Kompatibel mit Nachtsichtgeräten

Der Kanton Aargau bestätigt: «Das Gerät ist kompatibel mit Nachtsichtgeräten (...) Diese Optionen sind aber teuer und werden im Spitalalltag nicht benötigt. Unsere Abklärungen haben ergeben, dass ein für den Spitalbetrieb optimales Gerät zu einem Stückpreis von rund 22'000 Franken beschafft werden kann.»
Zum Vergleich: Ein Hamilton-Gerät kostet die Kantone 30'000 Franken. Einige Kantone behalten die Geräte dennoch – allerdings nur für den Notfall.

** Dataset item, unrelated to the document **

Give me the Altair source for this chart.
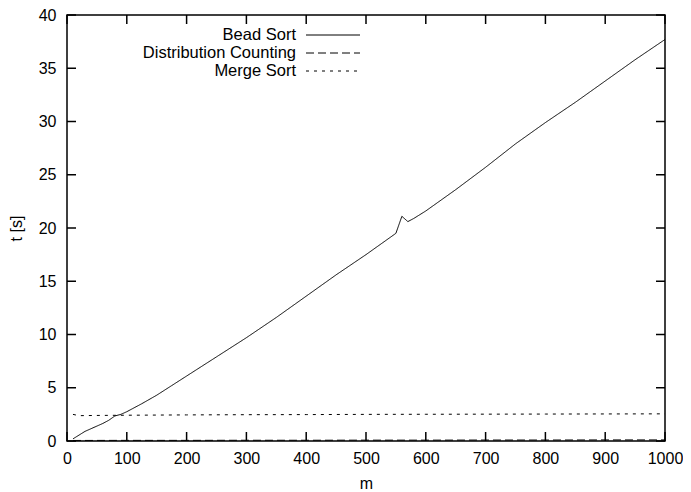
import altair as alt
import pandas as pd

# ---- data ----
bead_m = [10, 20, 30, 40, 50, 60, 70, 80, 90, 100, 125, 150, 175, 200, 250, 300, 350,
          400, 450, 500, 520, 540, 550, 560, 570, 580, 600, 650, 700, 750, 800, 850,
          900, 950, 1000]
bead_t = [0.2, 0.55, 0.9, 1.15, 1.4, 1.65, 1.95, 2.35, 2.5, 2.75, 3.5, 4.3, 5.2, 6.1,
          7.9, 9.7, 11.6, 13.6, 15.6, 17.5, 18.3, 19.1, 19.5, 21.1, 20.6, 20.9, 21.6,
          23.6, 25.7, 27.9, 29.9, 31.8, 33.8, 35.8, 37.7]

dist_m = [10, 100, 200, 300, 400, 500, 600, 700, 800, 900, 1000]
dist_t = [0.05, 0.06, 0.06, 0.07, 0.07, 0.08, 0.08, 0.09, 0.09, 0.1, 0.1]

merge_m = [10, 20, 50, 100, 200, 300, 400, 500, 600, 700, 800, 900, 1000]
merge_t = [2.5, 2.38, 2.4, 2.42, 2.45, 2.47, 2.48, 2.5, 2.51, 2.52, 2.53, 2.54, 2.55]

series_names = ["Bead Sort", "Distribution Counting", "Merge Sort"]
series_dash = [[1, 0], [8, 4], [3, 5]]

x_ticks = [0, 100, 200, 300, 400, 500, 600, 700, 800, 900, 1000]
y_ticks = [0, 5, 10, 15, 20, 25, 30, 35, 40]

W, H = 598, 426
FONT = "Liberation Sans"
TICK = 9

xscale = alt.Scale(domain=[0, 1000], nice=False, zero=False)
yscale = alt.Scale(domain=[0, 40], nice=False)

xaxis = alt.Axis(values=x_ticks, format="d", ticks=False, domain=False, grid=False,
                 labelFont=FONT, labelFontSize=16, labelColor="black", labelPadding=9,
                 title="m", titleFont=FONT, titleFontSize=16, titleFontWeight="normal",
                 titleColor="black", titlePadding=9, labelFlush=False)
yaxis = alt.Axis(values=y_ticks, format="d", ticks=False, domain=False, grid=False,
                 labelFont=FONT, labelFontSize=16, labelColor="black", labelPadding=11,
                 title="t [s]", titleFont=FONT, titleFontSize=16, titleFontWeight="normal",
                 titleColor="black", titlePadding=14)

frames = [
    pd.DataFrame({"m": bead_m, "t": bead_t}),
    pd.DataFrame({"m": dist_m, "t": dist_t}),
    pd.DataFrame({"m": merge_m, "t": merge_t}),
]

layers = []
for df, dash in zip(frames, series_dash):
    layers.append(
        alt.Chart(df).mark_line(color="black", strokeWidth=1, strokeDash=dash, clip=True)
        .encode(x=alt.X("m:Q", scale=xscale, axis=xaxis),
                y=alt.Y("t:Q", scale=yscale, axis=yaxis))
    )

# inward ticks (gnuplot style) on all four sides
xt = pd.DataFrame({"m": x_ticks})
yt = pd.DataFrame({"t": y_ticks})
tick_style = dict(color="black", strokeWidth=1.5)
layers.append(alt.Chart(xt).mark_rule(**tick_style).encode(
    x=alt.X("m:Q", scale=xscale, axis=xaxis), y=alt.value(H), y2=alt.value(H - TICK)))
layers.append(alt.Chart(xt).mark_rule(**tick_style).encode(
    x=alt.X("m:Q", scale=xscale, axis=xaxis), y=alt.value(0), y2=alt.value(TICK)))
layers.append(alt.Chart(yt).mark_rule(**tick_style).encode(
    y=alt.Y("t:Q", scale=yscale, axis=yaxis), x=alt.value(0), x2=alt.value(TICK)))
layers.append(alt.Chart(yt).mark_rule(**tick_style).encode(
    y=alt.Y("t:Q", scale=yscale, axis=yaxis), x=alt.value(W), x2=alt.value(W - TICK)))

# gnuplot-style key: label right-aligned, sample line to the right
key_y = [20, 38, 56]
for name, dash, ky in zip(series_names, series_dash, key_y):
    d = pd.DataFrame({"label": [name]})
    layers.append(alt.Chart(d).mark_text(align="right", baseline="middle", font=FONT,
                                         fontSize=16.5, color="black").encode(
        text="label:N", x=alt.value(229), y=alt.value(ky)))
    layers.append(alt.Chart(d).mark_rule(color="black", strokeWidth=1, strokeDash=dash).encode(
        x=alt.value(239), x2=alt.value(293), y=alt.value(ky)))

chart = alt.layer(*layers).properties(
    width=W, height=H,
    autosize=alt.AutoSizeParams(type="none"),
    padding={"left": 59, "top": 7, "right": 18, "bottom": 49},
    background="white",
).configure_view(stroke="black", strokeWidth=1.5)

chart.save("out.html", embed_options={"renderer": "svg", "actions": False})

Was mit dem Millionen-Überbestand passieren soll, ist unklar. Die Kantone können bei ­einer zweiten Welle auf die Armee­apotheke zurückgreifen. Sollten die Hospitalisations­zahlen nicht steigen, bliebe der Bund auf den Maschinen sitzen.

Aus Unterlagen geht hervor, dass die Geräte gespendet oder zu ­einem tieferen Preis verkauft werden könnten. Eine «noch nicht definierte Anzahl» Atem­geräte werde als Notvorrat in der ­Armeeapotheke bleiben, teilt das VBS mit.